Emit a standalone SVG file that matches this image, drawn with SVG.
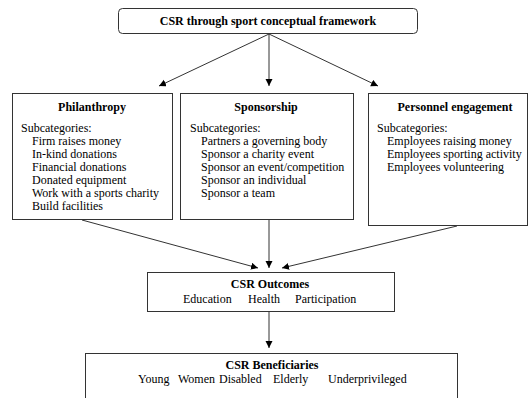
<svg xmlns="http://www.w3.org/2000/svg" width="531" height="398" viewBox="0 0 531 398">
<style>
text{font-family:'Liberation Serif','Times New Roman','DejaVu Serif',serif;font-size:12px;fill:#000}
.b{font-weight:bold}
.m{text-anchor:middle}
.box{fill:#fff;stroke:#333;stroke-width:1}
.con{stroke:#333;stroke-width:1;fill:none}
</style>
<defs>
<marker id="ah" markerWidth="8" markerHeight="8" refX="7" refY="3.5" orient="auto" markerUnits="userSpaceOnUse">
<path d="M0,0 L7,3.5 L0,7 Z" fill="#000"/>
</marker>
</defs>
<rect width="531" height="398" fill="#fff"/>
<g id="connectors">
<line class="con" x1="269" y1="34" x2="159" y2="86" marker-end="url(#ah)"/>
<line class="con" x1="269" y1="34" x2="269" y2="86" marker-end="url(#ah)"/>
<line class="con" x1="269" y1="34" x2="378" y2="86" marker-end="url(#ah)"/>
<line class="con" x1="82" y1="220" x2="258" y2="268" marker-end="url(#ah)"/>
<line class="con" x1="269" y1="220" x2="269" y2="268" marker-end="url(#ah)"/>
<line class="con" x1="457" y1="226" x2="282" y2="268" marker-end="url(#ah)"/>
<line class="con" x1="269" y1="311" x2="269" y2="348" marker-end="url(#ah)"/>
</g>
<g font-family="Liberation Serif, Times New Roman, serif" font-size="12">
<g id="top">
<rect class="box" x="118.5" y="8.5" width="299" height="25" rx="4"/>
<text class="b m" x="268" y="25">CSR through sport conceptual framework</text>
</g>
<g id="philanthropy">
<rect class="box" x="12.5" y="93.5" width="160" height="126"/>
<text class="b m" x="92" y="111">Philanthropy</text>
<text x="21" y="132">Subcategories:</text>
<text x="32" y="145">Firm raises money</text>
<text x="32" y="158">In-kind donations</text>
<text x="32" y="171">Financial donations</text>
<text x="32" y="184">Donated equipment</text>
<text x="32" y="197">Work with a sports charity</text>
<text x="32" y="210">Build facilities</text>
</g>
<g id="sponsorship">
<rect class="box" x="180.5" y="93.5" width="173" height="126"/>
<text class="b m" x="266" y="111">Sponsorship</text>
<text x="190" y="132">Subcategories:</text>
<text x="201" y="145">Partners a governing body</text>
<text x="201" y="158">Sponsor a charity event</text>
<text x="201" y="171">Sponsor an event/competition</text>
<text x="201" y="184">Sponsor an individual</text>
<text x="201" y="197">Sponsor a team</text>
</g>
<g id="personnel">
<rect class="box" x="368.5" y="93.5" width="159" height="132"/>
<text class="b m" x="455" y="111">Personnel engagement</text>
<text x="377" y="132">Subcategories:</text>
<text x="387" y="145">Employees raising money</text>
<text x="387" y="158">Employees sporting activity</text>
<text x="387" y="171">Employees volunteering</text>
</g>
<g id="outcomes">
<rect class="box" x="147.5" y="272.5" width="247" height="39"/>
<text class="b m" x="270" y="288">CSR Outcomes</text>
<text x="183" y="303">Education</text>
<text x="248" y="303">Health</text>
<text x="295" y="303">Participation</text>
</g>
<g id="beneficiaries">
<rect class="box" x="85.5" y="353.5" width="372" height="60"/>
<text class="b m" x="272" y="369">CSR Beneficiaries</text>
<text x="138" y="383">Young</text>
<text x="178" y="383">Women</text>
<text x="219" y="383">Disabled</text>
<text x="273" y="383">Elderly</text>
<text x="328" y="383">Underprivileged</text>
</g>
</g>
</svg>
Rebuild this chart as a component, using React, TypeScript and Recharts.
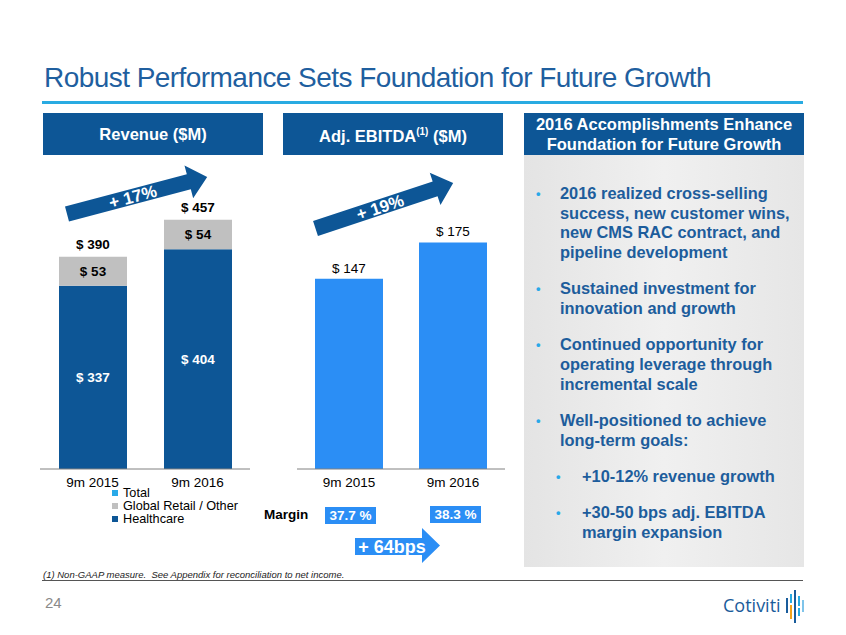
import { BarChart, Bar, XAxis, YAxis, LabelList } from 'recharts';

// chart values
const periods = ['9m 2015', '9m 2016'];
const healthcare = [337, 404];
const globalRetail = [53, 54];
const revenueTotal = [390, 457];
const adjEbitda = [147, 175];
const ebitdaMargin = ['37.7 %', '38.3 %'];
const revenueGrowth = '+ 17%';
const ebitdaGrowth = '+ 19%';
const marginChange = '+ 64bps';
const legendNames = ['Total', 'Global Retail / Other', 'Healthcare'];

const bullets = [
  ['2016 realized cross-selling', 'success, new customer wins,', 'new CMS RAC contract, and', 'pipeline development'],
  ['Sustained investment for', 'innovation and growth'],
  ['Continued opportunity for', 'operating leverage through', 'incremental scale'],
  ['Well-positioned to achieve', 'long-term goals:'],
];
const subBullets = [['+10-12% revenue growth'], ['+30-50 bps adj. EBITDA', 'margin expansion']];

const revenueData = periods.map((period, i) => ({
  period,
  healthcare: healthcare[i],
  other: globalRetail[i],
  total: revenueTotal[i],
}));
const ebitdaData = periods.map((period, i) => ({ period, ebitda: adjEbitda[i] }));

const FONT = '"Liberation Sans", Arial, sans-serif';
const NAVY = '#0d5696';
const BRIGHT = '#2b8ef5';
const GRAY = '#c0c0c0';
const TEXT_BLUE = '#1d5d9c';
const LIGHT = '#29a9e8';
const LINE_H = 19.7;

const money = (v: any) => `$ ${v}`;

function Arrow({ x, y, angle, label }: { x: number; y: number; angle: number; label: string }) {
  return (
    <g transform={`translate(${x},${y}) rotate(${angle})`}>
      <polygon points="0,-7.8 126,-7.8 126,-17 145,0 126,17 126,7.8 0,7.8" fill={NAVY} />
      <text x={68} y={6} textAnchor="middle" fill="#fff" fontSize={17} fontWeight="bold" fontFamily={FONT}>
        {label}
      </text>
    </g>
  );
}

export default function App() {
  const abs = (left: number, top: number, extra: any = {}) => ({ position: 'absolute' as const, left, top, ...extra });
  const header = (left: number, width: number) =>
    abs(left, 113, {
      width,
      height: 42,
      background: NAVY,
      color: '#fff',
      fontWeight: 'bold',
      fontSize: 16.5,
      display: 'flex',
      alignItems: 'center',
      justifyContent: 'center',
      textAlign: 'center',
      lineHeight: '20px',
    });

  let lineY = 184;
  const bulletLines: any[] = [];
  const addList = (list: string[][], dotX: number, textX: number, prefix: string) => {
    list.forEach((b, bi) => {
      bulletLines.push(
        <div key={`${prefix}d${bi}`} style={abs(dotX, lineY, { color: LIGHT, fontSize: 13, lineHeight: `${LINE_H}px` })}>•</div>
      );
      b.forEach((t, ti) => {
        bulletLines.push(
          <div key={`${prefix}t${bi}-${ti}`} style={abs(textX, lineY + ti * LINE_H, { whiteSpace: 'nowrap', lineHeight: `${LINE_H}px` })}>
            {t}
          </div>
        );
      });
      lineY += b.length * LINE_H + 16.5;
    });
  };
  addList(bullets, 536, 560, 'b');
  addList(subBullets, 556, 582, 's');

  const legendColors = [LIGHT, GRAY, NAVY];

  return (
    <div style={{ position: 'relative', width: 846, height: 635, background: '#fff', fontFamily: FONT, overflow: 'hidden' }}>
      <style>{'body{margin:0}'}</style>

      <div style={abs(44, 62, { fontSize: 28, color: '#1f5f9f', whiteSpace: 'nowrap', letterSpacing: -0.55 })}>
        Robust Performance Sets Foundation for Future Growth
      </div>
      <div style={abs(42, 101, { width: 761, height: 3, background: '#29abe2' })} />

      <div style={header(43, 220)}>Revenue ($M)</div>
      <div style={header(283, 220)}>
        <span>
          Adj. EBITDA<sup style={{ fontSize: 10 }}>(1)</sup> ($M)
        </span>
      </div>
      <div style={header(524, 280)}>
        2016 Accomplishments Enhance
        <br />
        Foundation for Future Growth
      </div>

      <div
        style={abs(524, 155, {
          width: 280,
          height: 412,
          background: 'linear-gradient(to right, #e4e4e4, #f0f0f0 50%, #e6e6e6)',
        })}
      />
      <div style={abs(0, 0, { color: TEXT_BLUE, fontWeight: 'bold', fontSize: 16.4 })}>{bulletLines}</div>

      <div style={abs(40, 189)}>
        <BarChart width={210} height={310} data={revenueData} margin={{ top: 8, right: 0, left: 0, bottom: 0 }}>
          <XAxis
            dataKey="period"
            height={30}
            tickLine={false}
            axisLine={{ stroke: '#808080' }}
            tick={{ fill: '#000', fontSize: 13.5, fontFamily: FONT }}
          />
          <YAxis hide domain={[0, 500]} />
          <Bar dataKey="healthcare" stackId="a" fill={NAVY} barSize={68} isAnimationActive={false}>
            <LabelList dataKey="healthcare" position="center" formatter={money} fill="#fff" fontSize={13.5} fontWeight="bold" fontFamily={FONT} />
          </Bar>
          <Bar dataKey="other" stackId="a" fill={GRAY} barSize={68} isAnimationActive={false}>
            <LabelList dataKey="other" position="center" formatter={money} fill="#000" fontSize={13.5} fontWeight="bold" fontFamily={FONT} />
            <LabelList dataKey="total" position="top" offset={8} formatter={money} fill="#000" fontSize={13.5} fontWeight="bold" fontFamily={FONT} />
          </Bar>
        </BarChart>
      </div>

      <div style={abs(297, 202)}>
        <BarChart width={208} height={297} data={ebitdaData} margin={{ top: 8, right: 0, left: 0, bottom: 0 }}>
          <XAxis
            dataKey="period"
            height={30}
            tickLine={false}
            axisLine={{ stroke: '#808080' }}
            tick={{ fill: '#000', fontSize: 13.5, fontFamily: FONT }}
          />
          <YAxis hide domain={[0, 200]} />
          <Bar dataKey="ebitda" fill={BRIGHT} barSize={68} isAnimationActive={false}>
            <LabelList dataKey="ebitda" position="top" offset={6} formatter={money} fill="#000" fontSize={13.5} fontFamily={FONT} />
          </Bar>
        </BarChart>
      </div>

      {legendNames.map((name, i) => (
        <div key={name} style={abs(112, 487 + i * 13, { fontSize: 12.7, lineHeight: '13px', color: '#000', whiteSpace: 'nowrap' })}>
          <span style={{ display: 'inline-block', width: 6, height: 6, background: legendColors[i], marginRight: 5, verticalAlign: 1 }} />
          {name}
        </div>
      ))}

      <div style={abs(264, 507, { fontSize: 13.5, fontWeight: 'bold', color: '#000' })}>Margin</div>
      {ebitdaMargin.map((m, i) => (
        <div
          key={m}
          style={abs(i === 0 ? 325 : 430, i === 0 ? 507 : 505.5, {
            width: 51,
            height: 17,
            background: BRIGHT,
            color: '#fff',
            fontWeight: 'bold',
            fontSize: 13.5,
            lineHeight: '17px',
            textAlign: 'center',
          })}
        >
          {m}
        </div>
      ))}

      <svg width={846} height={635} style={abs(0, 0, { pointerEvents: 'none' })}>
        <Arrow x={67} y={214} angle={-14.8} label={revenueGrowth} />
        <Arrow x={315.5} y={228.5} angle={-18.3} label={ebitdaGrowth} />
        <polygon points="355,538 422,538 422,528 440,545.5 422,563 422,555 355,555" fill={BRIGHT} />
        <text x={392} y={553} textAnchor="middle" fill="#fff" fontSize={18} fontWeight="bold" fontFamily={FONT}>
          {marginChange}
        </text>
        <line x1={42} y1={580.5} x2={803} y2={580.5} stroke="#555" strokeWidth={1} />
        <text x={43} y={578} fontSize={9.5} fontStyle="italic" fill="#222" fontFamily={FONT} style={{ whiteSpace: 'pre' }}>
          (1) Non-GAAP measure.  See Appendix for reconciliation to net income.
        </text>
        <text x={45} y={608} fontSize={15} fill="#8a8a8a" fontFamily={FONT}>
          24
        </text>
        <text x={723} y={612} fontSize={18} fill="#1a5c9b" fontFamily='"Open Sans", sans-serif'>
          Cotiviti
        </text>
        <rect x={786} y={598} width={2} height={15} fill="#1a5c9b" />
        <rect x={790} y={594} width={2} height={9} fill="#29abe2" />
        <rect x={790} y={605} width={2} height={14} fill="#f2a31b" />
        <rect x={794} y={590} width={2} height={33} fill="#1a5c9b" />
        <rect x={798} y={596} width={2} height={10} fill="#29abe2" />
        <rect x={798} y={608} width={2} height={8} fill="#29abe2" />
        <rect x={802} y={600} width={2} height={12} fill="#7fc4ea" />
      </svg>
    </div>
  );
}
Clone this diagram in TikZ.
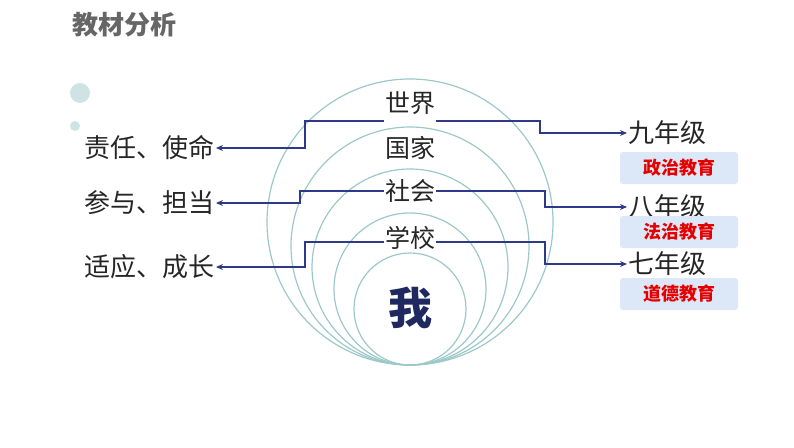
******
Exercise aim:
Say how many lines in the records above hold "with", and give no other text.

Finished exercise:
2